Giny spod znaku J.J. Whitley Gin zawitały na Whisky Live Warsaw 2019: Whisky & Gin Festival. Dokładnie pojawiły się trzy pozycje, które były do spróbowania w cenie biletu i oczywiście skorzystałem z tej okazji.
John James Whitley to człowiek, który w 1762 roku zaczął produkować gin. Od jego imienia i nazwiska wzięła się nazwa J.J. Whitley Gin. Obecnie nad produkcją ginu czuwa ósme pokolenie. Inspiracją dla ginów są rośliny/owoce rosnące na angielskiej wsi.
W sumie jedyne informacje, jakie znalazłem na temat tej marki. Sprawdźmy, zatem jak się prezentują i smakują giny.

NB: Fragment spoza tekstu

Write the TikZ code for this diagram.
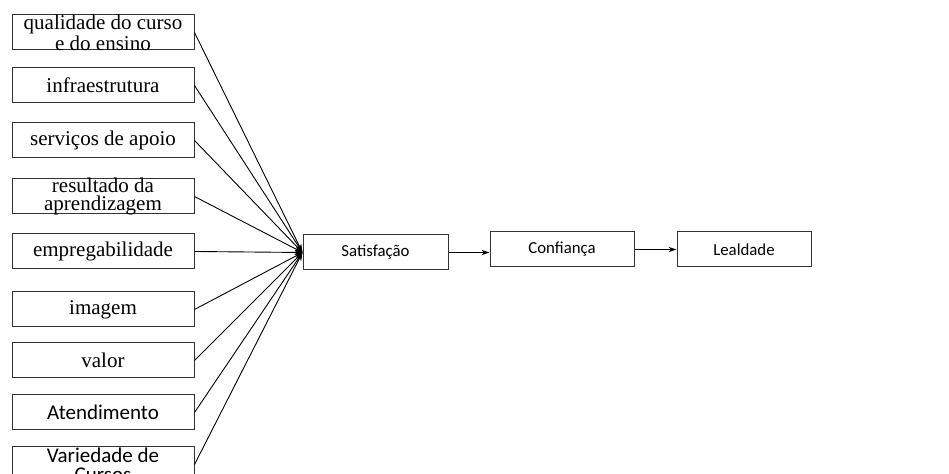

J.J. Whitley Elderflower Gin
Niestety na temat produkcji J.J. Whitley Elderflower Gin nie znalazłem praktycznie żadnych informacji. Do produkcji na pewno użyto jałowca i czarnego bzu. Gin jest butelkowany z mocą 38,6%.
Nota smakowa:
NOS: Słodki, czarny bez, jałowiec, cytrusy.
SMAK: Słodki, jałowiec, czarny bez, cytrusy, zioła, pieprz.
FINISH: Słodki, jałowiec, czarny bez cytrusy.
ABV: 38,6%.
Kraj: Anglia.
Subiektywnie ode mnie:
Gdybym go dostał w ciemno do spróbowania, to bardziej bym obstawiał, że to jest likier, a nie gin. Słodki, przyjemny aromat czarnego bzu, a to wszystko w towarzystwie jałowca i cytrusów z ziołowym akcentem. Dobra pozycja do koktajli lub do połączenia z tonikiem.
J.J. Whitley Violet Gin
J.J. Whitley Violet Gin podobnie jak w przypadku poprzedniego ginu, nie znalazłem żadnych informacji na jego temat. Do produkcji na pewno został użyty jałowiec i fiołek. Gin jest sprzedawany z mocą 38,6%.
Nota smakowa:
NOS: Delikatny, słodki, fiołek, jałowiec.
SMAK: Słodki, fiołek, jałowiec, cytrusy.
FINISH: Słodki, fiołek, cytrusy, jałowiec.
ABV: 38,6%.
Kraj: Anglia.
Subiektywnie ode mnie:
Fiołek zdominował gin, w tle jest jałowiec, cytrusy i akcent ziół. Jak w poprzednim wypadku dobra pozycja do koktajlu lub do połączenia z tonikiem.
J.J. Whitley Plum Gin
I tutaj dokładnie ta sama historia, jak w przypadku dwóch poprzednich trunków. O produkcji ginu mogę, powiedzieć, że na pewno został użyty jałowiec i śliwka. Butelkowany z mocą 38,6%.
Nota smakowa:
NOS: Słodki, śliwka.
SMAK: Słodki, śliwka, jałowiec.
FINISH: Śliwka, jałowiec.
ABV: 38,6%.
Kraj: Anglia.
Subiektywnie ode mnie:
Śliwka, śliwka, śliwka i jeszcze raz śliwka. W tle trochę jałowca. To kolejny gin, który moim zdaniem idealnie nadaje się do koktajli lub do połączenia z tonikiem. Jednak w tym wypadku schłodzony mógłby być z powodzeniem pity z kieliszka.